Within the Greco-Roman world there were many different words for love. The Apostle Paul uses a very distinct word, agape, to remind us about God’s selfless, self-emptying love. This is in contrast to the concepts of love we get from the media, internet, and false advertisings. God’s love is different. It does not matter how eloquent you are, or what spiritual gifts you may have (vs. 1, 2), if you do not have love, “I am nothing” (vs. 2b). One can feed the poor or become a martyr, but that can be done for the wrong reason and not make much difference! (vs. 3).

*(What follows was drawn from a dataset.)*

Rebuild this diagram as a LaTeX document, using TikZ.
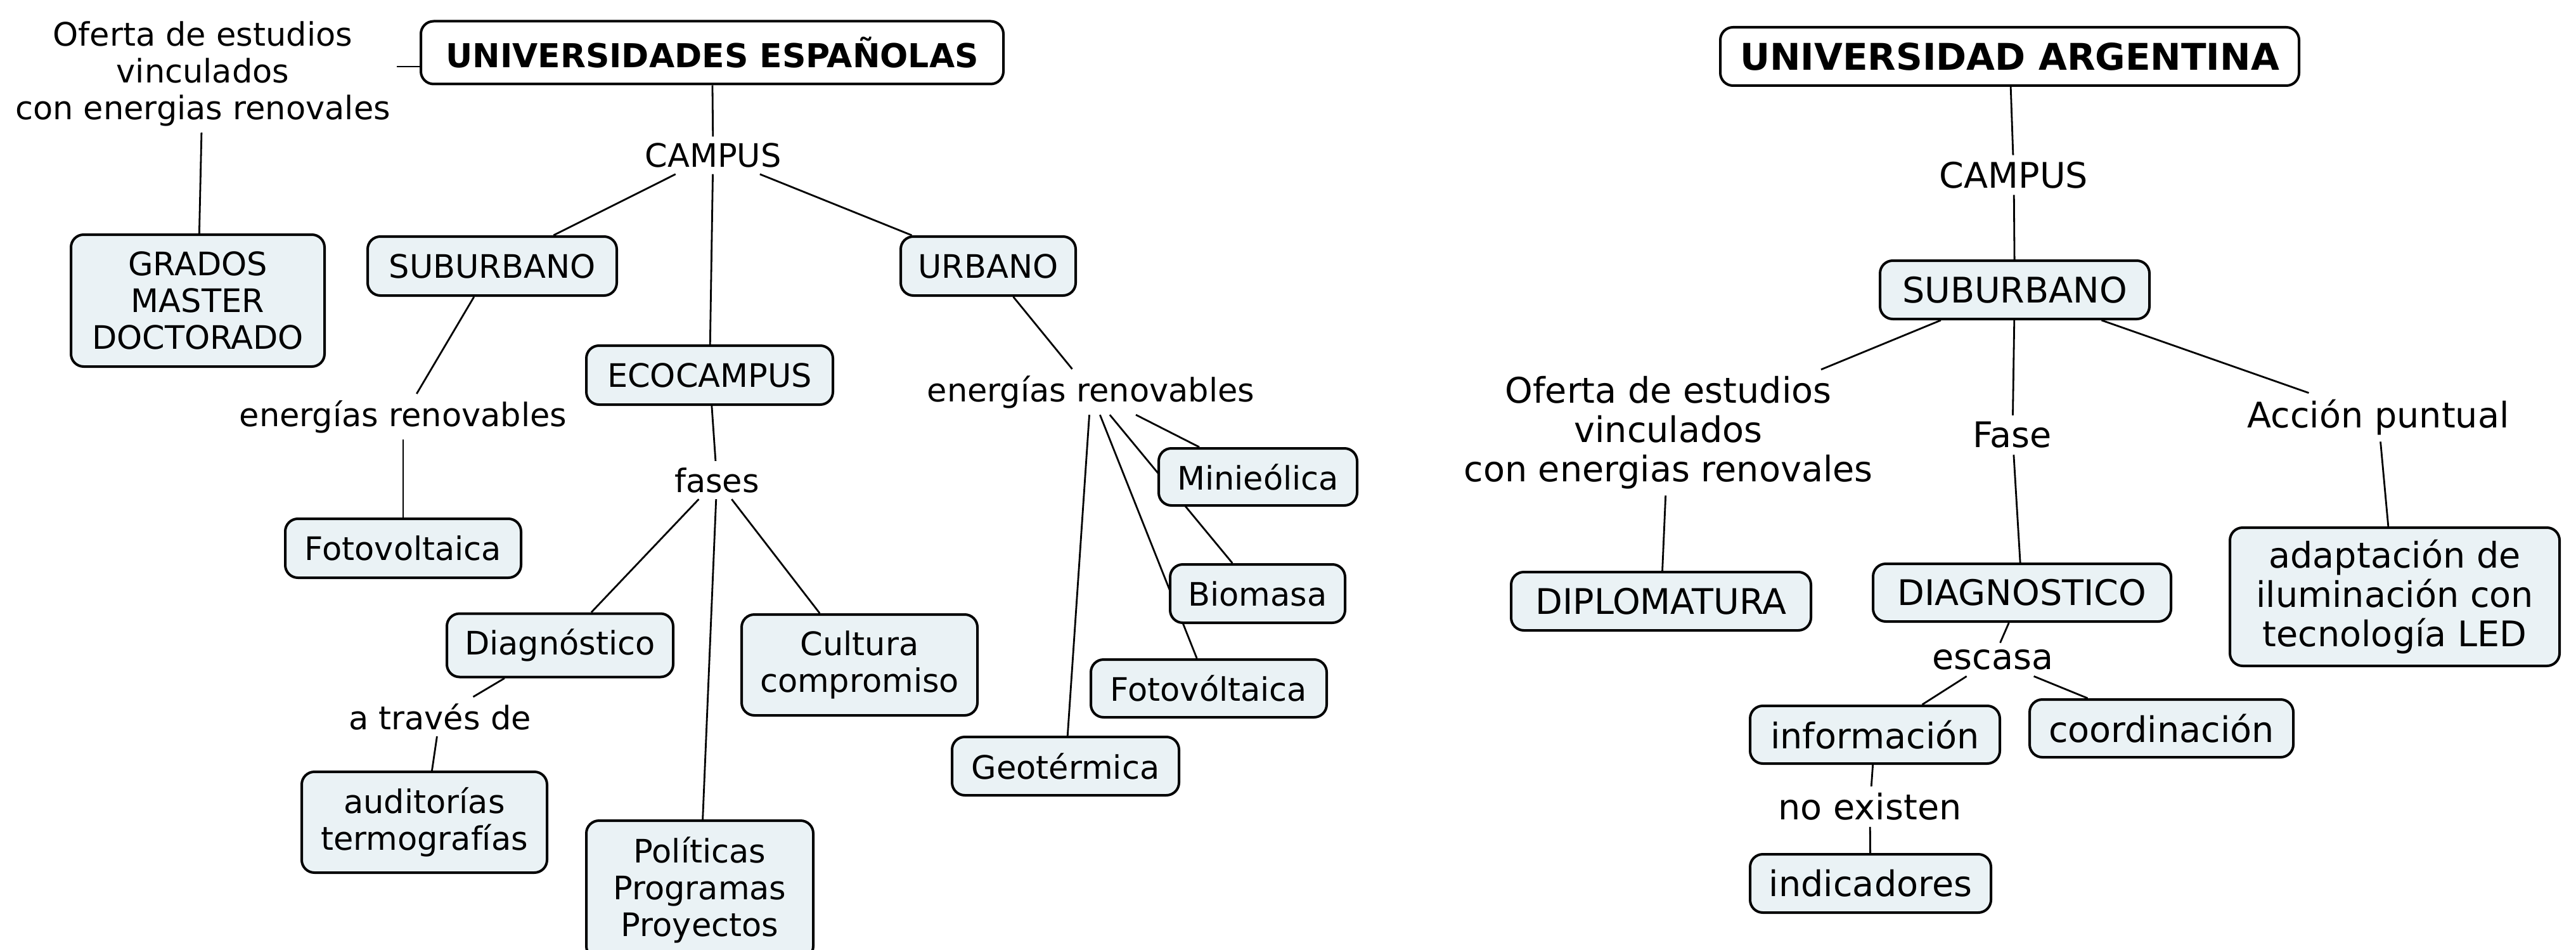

Then Paul describes this special kind of agape love (vs. 4-8). While this is a passage many pastors, including myself, use for weddings, it is a passage of Scripture we would do well to measure ourselves by as we continue to grow in our Christian experience. We have to ask ourselves: is everything that we do leading us to become a more “loving and lovable Christian?” (Ellen G. White, Ministry of Healing, pg. 470). As a pastor, I sometimes had to question the theology or lifestyle practices of church members, even though they might be right, if it made them disagreeable individuals. One of the toughest experiences I had was solving a church conflict that ended up in a church business meeting in which the couple had their church membership removed. Although they kept pointing out that they were theologically right, the reason they were voted out of membership by their fellow church members was their mean spirit in constantly pointing out the mistakes of others. In other words, they did not show God’s love, but instead brought deep pain to fellow believers and potential new members. The important test of true Christian belief and practice is a desire to exhibit God’s love.
The closer we get to Jesus, the more we see our need of Jesus. This is why Paul reminds us about Christian maturity. “When I was a child, I spoke as a child, I understood as a child, I thought as a child; but when I became a man, I put away childish things” (vs. 11). Or, to use another example: “For now we see in a mirror, dimly, but then face to face” (vs. 12). In both instances, we are reminded that none of us have all the love we should have, but as we grow daily closer to Jesus we become more like Him.
Michael W. Campbell, Ph.D.
Assistant Professor, Historical/Theological Studies
Adventist International Institute of Advanced Studies.